| Set exercise |
From the first line of the data below through the line holding "tick_values = [0.01, 0.02, 0.03, 0.04, 0.05]", output each line exactly and leave the pictures out.

....

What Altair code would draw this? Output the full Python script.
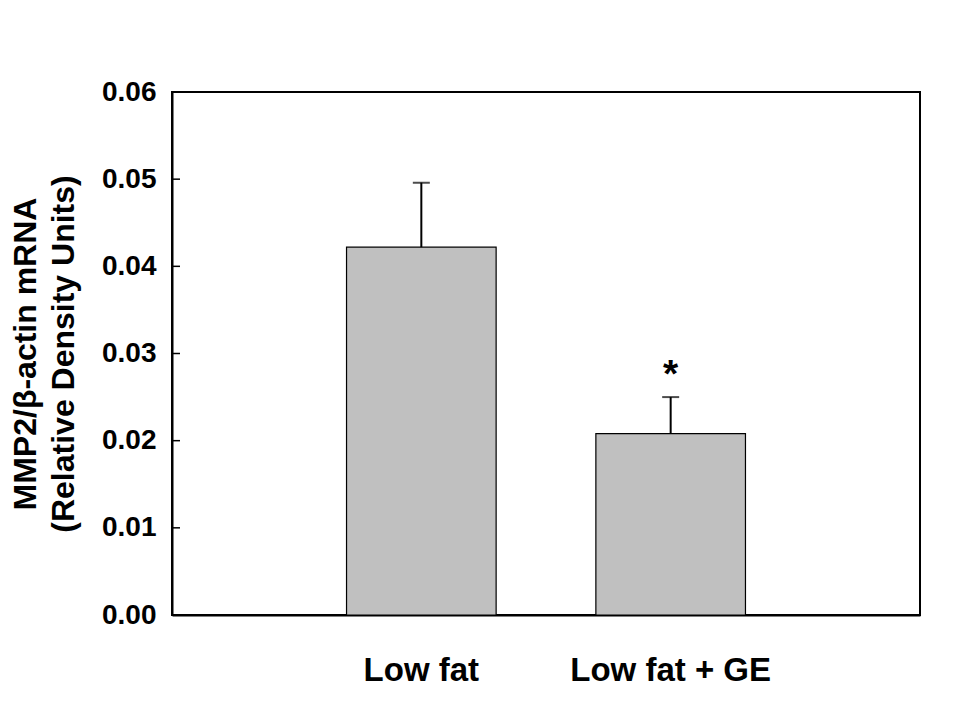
import altair as alt
import pandas as pd

groups = ["Low fat", "Low fat + GE"]
means = [0.0422, 0.0208]
errors = [0.0074, 0.0042]
signif = ["", "*"]
tick_values = [0.01, 0.02, 0.03, 0.04, 0.05]

df = pd.DataFrame({
    "group": groups,
    "mean": means,
    "upper": [m + e for m, e in zip(means, errors)],
    "sig": signif,
})
ticks_df = pd.DataFrame({"v": tick_values})

FONT = "Liberation Sans"

x = alt.X("group:N", sort=groups, title=None,
          scale=alt.Scale(paddingInner=0.4, paddingOuter=0.7),
          axis=alt.Axis(labelAngle=0, ticks=False, labelFontSize=33, labelFont=FONT,
                        labelFontWeight="bold", labelColor="black", labelPadding=39,
                        labelLimit=0, domainColor="black", domainWidth=2))
yscale = alt.Scale(domain=[0, 0.06], nice=False)

bars = alt.Chart(df).mark_bar(color="#c0c0c0", stroke="black", strokeWidth=1.2).encode(
    x=x,
    y=alt.Y("mean:Q", scale=yscale,
            title=["MMP2/β-actin mRNA", "(Relative Density Units)"],
            axis=alt.Axis(values=[0, 0.01, 0.02, 0.03, 0.04, 0.05, 0.06], format=".2f",
                          ticks=False, grid=False, labelFontSize=28, labelFont=FONT,
                          labelFontWeight="bold", labelColor="black", labelPadding=16,
                          domainColor="black", domainWidth=2,
                          titleFontSize=32, titleFont=FONT, titleFontWeight="bold",
                          titleColor="black", titlePadding=21, titleLineHeight=38)),
)

err = alt.Chart(df).mark_rule(color="black", strokeWidth=2).encode(
    x=alt.X("group:N", sort=groups),
    y=alt.Y("mean:Q", scale=yscale),
    y2="upper:Q",
)

caps = alt.Chart(df).mark_tick(color="black", thickness=2, size=17, orient="horizontal").encode(
    x=alt.X("group:N", sort=groups),
    y=alt.Y("upper:Q", scale=yscale),
)

stars = alt.Chart(df).mark_text(fontSize=39, font=FONT, fontWeight="bold", color="black",
                                baseline="alphabetic", dy=-10).encode(
    x=alt.X("group:N", sort=groups),
    y=alt.Y("upper:Q", scale=yscale),
    text="sig:N",
)

inner_ticks = alt.Chart(ticks_df).mark_rule(color="black", strokeWidth=1.5).encode(
    y=alt.Y("v:Q", scale=yscale),
    x=alt.value(0),
    x2=alt.value(8),
)

chart = alt.layer(bars, err, caps, stars, inner_ticks).properties(
    width=748, height=523,
    autosize=alt.AutoSizeParams(type="none"),
    padding={"left": 164, "top": 84, "right": 32, "bottom": 97},
    background="white",
).configure_view(stroke="black", strokeWidth=2)

chart.save("out.html", embed_options={"renderer": "svg", "actions": False})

....

| Expected output |
What Altair code would draw this? Output the full Python script.
import altair as alt
import pandas as pd

groups = ["Low fat", "Low fat + GE"]
means = [0.0422, 0.0208]
errors = [0.0074, 0.0042]
signif = ["", "*"]
tick_values = [0.01, 0.02, 0.03, 0.04, 0.05]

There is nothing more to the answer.